### [SHORT TASK]
Report, word for word, every line of the material that contains "this".

### [EXERCISE DATA]
## Begin

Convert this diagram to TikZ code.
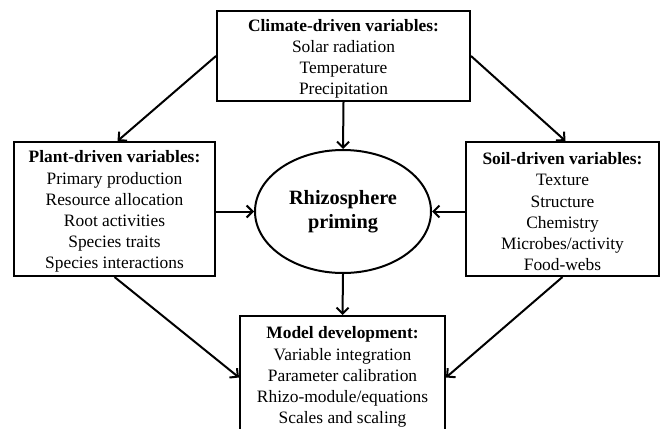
\documentclass[tikz,border=0pt]{standalone}
\usepackage{fontspec}
\setmainfont{Liberation Serif}
\usetikzlibrary{arrows.meta,shapes.geometric}
\newcommand{\topstrut}{\rule{0pt}{17.5pt}}
\begin{document}
\begin{tikzpicture}[x=1pt,y=-1pt,
  box/.style={draw, line width=2pt, rectangle, align=center, inner sep=0pt,
    font=\fontsize{17.4}{21.2}\selectfont},
  oval/.style={draw, line width=2pt, ellipse, align=center, inner sep=0pt,
    font=\fontsize{20.3}{24.5}\selectfont\bfseries},
  arr/.style={line width=2pt, -{Straight Barb[length=6pt,width=12pt,line width=2pt]}}]
\useasboundingbox (0,0) rectangle (668,428);
\clip (0,0) rectangle (668,428);
\node[box, minimum width=253, minimum height=90] (clim) at (343.5,56)
  {\topstrut\textbf{Climate-driven variables:}\\Solar radiation\\Temperature\\Precipitation};
\node[box, minimum width=201, minimum height=134] (plant) at (114.5,209)
  {\topstrut\textbf{Plant-driven variables:}\\Primary production\\Resource allocation\\Root activities\\Species traits\\Species interactions};
\node[box, minimum width=193, minimum height=134] (soil) at (562.5,209)
  {\topstrut\textbf{Soil-driven variables:}\\Texture\\Structure\\Chemistry\\Microbes/activity\\Food-webs};
\node[oval, minimum width=176, minimum height=123] (rhizo) at (343,211.5)
  {Rhizosphere\\priming};
\node[box, minimum width=205, minimum height=117] (model) at (342.5,374.5)
  {\topstrut\textbf{Model development:}\\Variable integration\\Parameter calibration\\Rhizo-module/equations\\Scales and scaling};
\draw[arr] (clim.south) -- (rhizo.north);
\draw[arr] (plant.east |- rhizo.west) -- (rhizo.west);
\draw[arr] (soil.west |- rhizo.east) -- (rhizo.east);
\draw[arr] (rhizo.south) -- (model.north);
\draw[arr] (clim.west) -- ([xshift=3pt]plant.north);
\draw[arr] (clim.east) -- ([xshift=3pt]soil.north);
\draw[arr] (plant.south) -- ([yshift=-3pt]model.west);
\draw[arr] (soil.south) -- ([yshift=-3pt]model.east);
\end{tikzpicture}
\end{document}
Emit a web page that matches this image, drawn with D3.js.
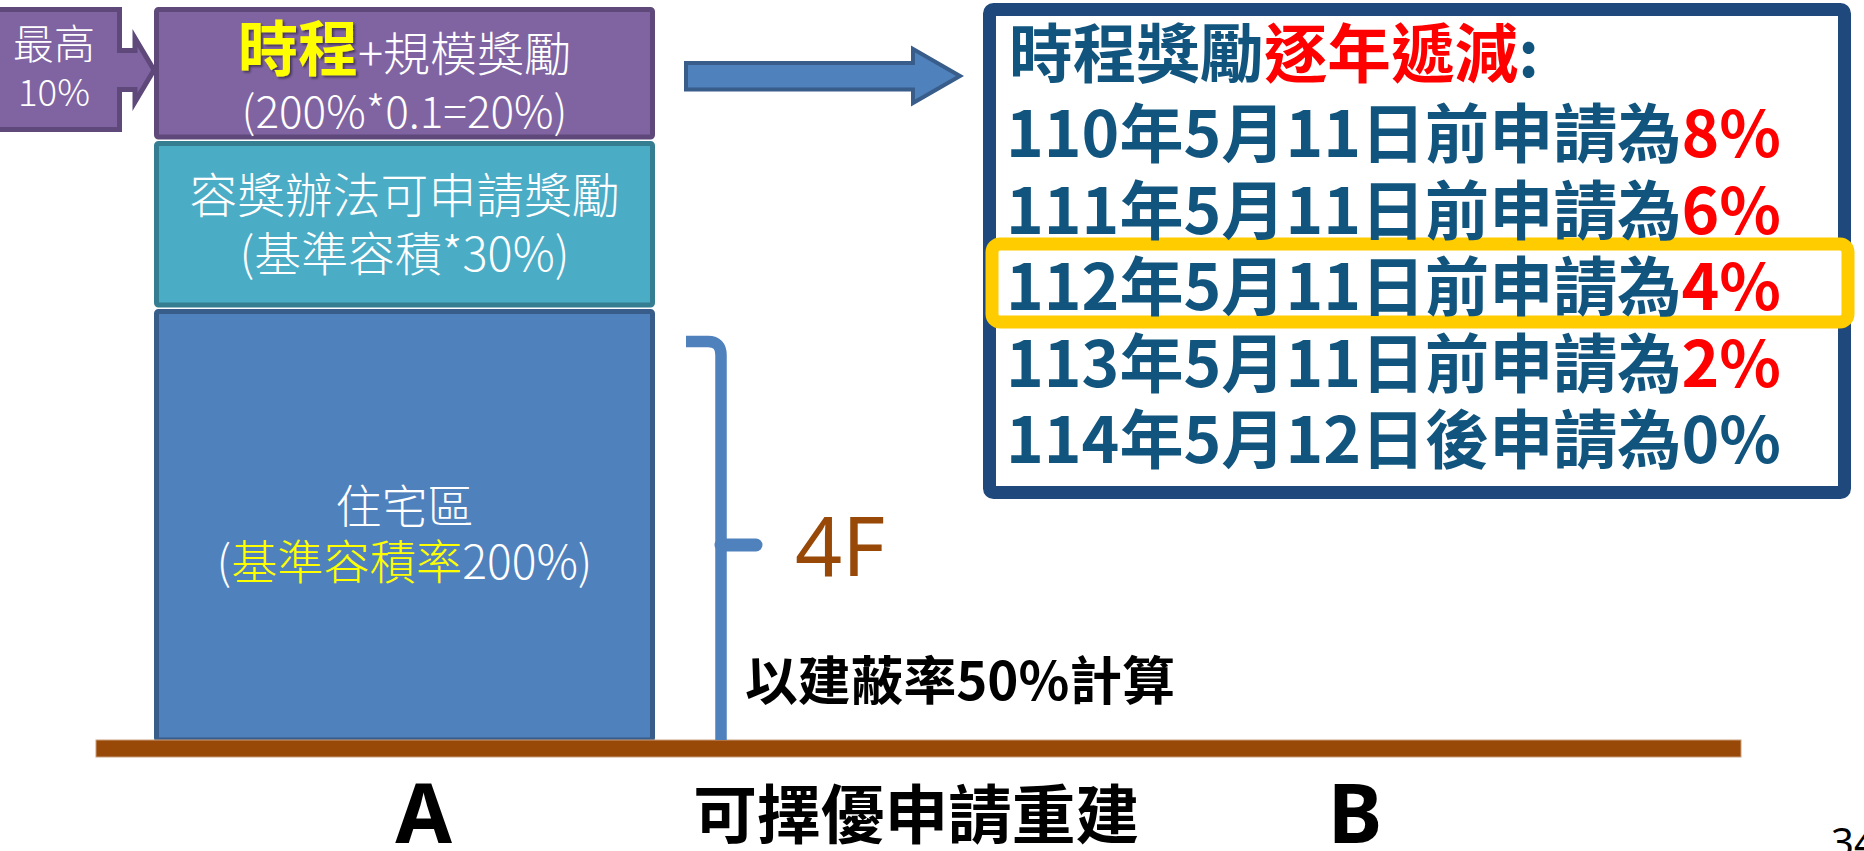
<!DOCTYPE html>
<html>
<head>
<meta charset="utf-8">
<script src="https://cdn.jsdelivr.net/npm/d3@7"></script>
<style>
  html, body { margin: 0; padding: 0; background: #fff; overflow: hidden; }
  svg { display: block; }
</style>
</head>
<body>
<div id="chart"></div>
<script>
// floor-area stack for site A (percent of base FAR)
const blockNames = ["住宅區", "容獎辦法可申請獎勵", "規模獎勵"];
const blockValues = [200, 30, 20];
const timeBonusFactor = 0.1;
const maxTimeBonus = 10;

// time-bonus schedule (ROC year)
const schedYears = [110, 111, 112, 113, 114];
const schedDays = ["5月11日", "5月11日", "5月11日", "5月11日", "5月12日"];
const schedWhen = ["前", "前", "前", "前", "後"];
const schedRates = [8, 6, 4, 2, 0];
const currentYear = 112;

const sites = ["A", "B"];
const floors = 4;
const coverage = 50;

const W = 1864, H = 851;
const cjk = "'Noto Sans CJK TC', 'Noto Sans CJK SC', sans-serif";
const txtBlue = "#11557f";

const svg = d3.select("#chart").append("svg")
  .attr("width", W).attr("height", H)
  .style("font-family", cjk);

const defs = svg.append("defs");
defs.append("filter").attr("id", "shadow")
  .append("feDropShadow")
  .attr("dx", 2).attr("dy", 2).attr("stdDeviation", 1)
  .attr("flood-color", "#000").attr("flood-opacity", 0.45);

// shrink or grow a text to a target width
function fit(sel, target) {
  const w = sel.node().getComputedTextLength();
  const fs = parseFloat(sel.attr("font-size"));
  sel.attr("font-size", fs * target / w);
  return sel;
}

// ---- stacked block ----
const cum = [0];
blockValues.forEach((v, i) => cum.push(cum[i] + v));
// piecewise scale: each segment gets its own drawing height
const y = d3.scaleLinear().domain(cum).range([744, 309, 141, 7]);
const x = d3.scalePoint().domain(sites).range([423.5, 1355]);
const stackX0 = 154, stackX1 = 655;
const sw = 5, gap = 1.5;

const fills = ["#4f81bd", "#4bacc6", "#8064a2"];
const strokes = ["#385d8a", "#357d91", "#5f497a"];

const blocks = blockValues.map((v, i) => ({
  name: blockNames[i], v, top: y(cum[i] + v), bot: y(cum[i])
}));

svg.append("g").selectAll("rect").data(blocks).join("rect")
  .attr("x", stackX0 + sw / 2)
  .attr("y", d => d.top + sw / 2)
  .attr("width", stackX1 - stackX0 - sw)
  .attr("height", d => d.bot - d.top - gap - sw)
  .attr("rx", 2)
  .attr("fill", (d, i) => fills[i])
  .attr("stroke", (d, i) => strokes[i])
  .attr("stroke-width", sw);

const cx = (stackX0 + stackX1) / 2;
const mid = d => (blocks[d].top + blocks[d].bot) / 2;
const light = g => g.attr("fill", "#fff").attr("font-weight", 300).attr("text-anchor", "middle");

// base block
let t = light(svg.append("text")).attr("x", cx).attr("y", mid(0) - 4).attr("font-size", 46)
  .text(blockNames[0]);
fit(t, 138);
t = light(svg.append("text")).attr("x", cx).attr("y", mid(0) + 52).attr("font-size", 46);
t.append("tspan").text("(");
t.append("tspan").attr("fill", "#ffff00").text("基準容積率");
t.append("tspan").text(blockValues[0] + "%)");
fit(t, 376);

// FAR bonus block
t = light(svg.append("text")).attr("x", cx).attr("y", mid(1) - 12).attr("font-size", 47)
  .text(blockNames[1]);
fit(t, 430);
t = light(svg.append("text")).attr("x", cx).attr("y", mid(1) + 46).attr("font-size", 47)
  .text("(基準容積*" + blockValues[1] + "%)");
fit(t, 330);

// time + scale bonus block
t = light(svg.append("text")).attr("x", cx).attr("y", mid(2) - 3);
t.append("tspan").attr("font-size", 60).attr("font-weight", 700).attr("fill", "#ffff00")
  .attr("filter", "url(#shadow)").text("時程");
t.append("tspan").attr("font-size", 47).text("+" + blockNames[2]);
t = light(svg.append("text")).attr("x", cx).attr("y", mid(2) + 54).attr("font-size", 43)
  .text("(" + blockValues[0] + "%*" + timeBonusFactor + "=" + blockValues[2] + "%)");
fit(t, 326);

// "max 10%" tag with arrow into the stack
const tag = d3.path();
tag.moveTo(-10, 9.5); tag.lineTo(119.5, 9.5); tag.lineTo(119.5, 50.5);
tag.lineTo(135, 50.5); tag.lineTo(135, 38); tag.lineTo(154, 70);
tag.lineTo(135, 102); tag.lineTo(135, 89.5); tag.lineTo(119.5, 89.5);
tag.lineTo(119.5, 129.5); tag.lineTo(-10, 129.5); tag.closePath();
svg.append("path").attr("d", tag.toString())
  .attr("fill", "#8064a2").attr("stroke", "#5f497a").attr("stroke-width", 5)
  .attr("stroke-linejoin", "miter");
t = light(svg.append("text")).attr("x", 54).attr("y", 59).attr("font-size", 42).text("最高");
fit(t, 82);
t = light(svg.append("text")).attr("x", 54).attr("y", 106).attr("font-size", 38).text(maxTimeBonus + "%");
fit(t, 72);

// ---- ground ----
svg.append("rect").attr("x", 96).attr("y", 740).attr("width", 1645).attr("height", 17)
  .attr("fill", "#984807").attr("stroke", "#c99e7e").attr("stroke-width", 1);

// brace for building height
const br = d3.path();
br.moveTo(686, 341.5); br.lineTo(708, 341.5);
br.quadraticCurveTo(721, 341.5, 721, 355);
br.lineTo(721, 740);
svg.append("path").attr("d", br.toString()).attr("fill", "none")
  .attr("stroke", "#4f81bd").attr("stroke-width", 11.5);
svg.append("path").attr("d", "M721,545 C730,545 735,545 756,545")
  .attr("fill", "none").attr("stroke", "#4f81bd").attr("stroke-width", 13)
  .attr("stroke-linecap", "round");

t = svg.append("text").attr("x", 840).attr("y", 576).attr("text-anchor", "middle")
  .attr("font-family", "'Noto Sans', sans-serif").attr("font-size", 86)
  .attr("fill", "#984807").text(floors + "F");
fit(t, 90);

t = svg.append("text").attr("x", 745).attr("y", 700).attr("font-size", 52)
  .attr("font-weight", 700).attr("fill", "#000")
  .text("以建蔽率" + coverage + "%計算");
fit(t, 430);

// site labels
svg.append("g").selectAll("text").data(sites).join("text")
  .attr("x", d => x(d)).attr("y", 843).attr("text-anchor", "middle")
  .attr("font-family", "'Noto Sans', 'DejaVu Sans', sans-serif")
  .attr("font-size", 82).attr("font-weight", 700).attr("fill", "#000")
  .text(d => d);
t = svg.append("text").attr("x", (x("A") + x("B")) / 2 + 27).attr("y", 838)
  .attr("text-anchor", "middle").attr("font-size", 62).attr("font-weight", 700)
  .attr("fill", "#000").text("可擇優申請重建");
fit(t, 446);

svg.append("text").attr("x", 1831).attr("y", 857).attr("font-size", 40)
  .attr("font-family", "'Noto Sans', sans-serif").attr("fill", "#000").text("34");

// ---- arrow to schedule ----
const ar = d3.path();
ar.moveTo(686, 63); ar.lineTo(913, 63); ar.lineTo(913, 49); ar.lineTo(960, 76);
ar.lineTo(913, 103); ar.lineTo(913, 89.5); ar.lineTo(686, 89.5); ar.closePath();
svg.append("path").attr("d", ar.toString())
  .attr("fill", "#4f81bd").attr("stroke", "#385d8a").attr("stroke-width", 4);

// ---- schedule panel ----
svg.append("rect").attr("x", 989.5).attr("y", 9.5).attr("width", 855).attr("height", 483)
  .attr("rx", 4).attr("fill", "#fff").attr("stroke", "#1f497d").attr("stroke-width", 13);

const rowY = d3.scalePoint().domain(schedYears).range([157, 463]);

svg.append("rect")
  .attr("x", 992).attr("y", rowY(currentYear) - 66)
  .attr("width", 856).attr("height", 78).attr("rx", 8)
  .attr("fill", "#fff").attr("stroke", "#ffcc00").attr("stroke-width", 13);

t = svg.append("text").attr("x", 1009).attr("y", 77).attr("font-size", 63)
  .attr("font-weight", 700).attr("fill", txtBlue);
t.append("tspan").text("時程獎勵");
t.append("tspan").attr("fill", "#ff0000").text("逐年遞減");
t.append("tspan").text(":");
fit(t, 530);

const rows = svg.append("g").selectAll("text").data(schedYears).join("text")
  .attr("x", 1006).attr("y", d => rowY(d)).attr("font-size", 64)
  .attr("font-weight", 700).attr("fill", txtBlue);
rows.append("tspan").text((d, i) => d + "年" + schedDays[i] + schedWhen[i] + "申請為");
rows.append("tspan").attr("fill", (d, i) => schedRates[i] > 0 ? "#ff0000" : txtBlue)
  .text((d, i) => schedRates[i] + "%");
const rw = rows.nodes()[0].getComputedTextLength();
rows.attr("font-size", 64 * 775 / rw);
</script>
</body>
</html>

## End

### [SOLVED PROBLEM]
Convert this diagram to TikZ code.
Emit a web page that matches this image, drawn with D3.js.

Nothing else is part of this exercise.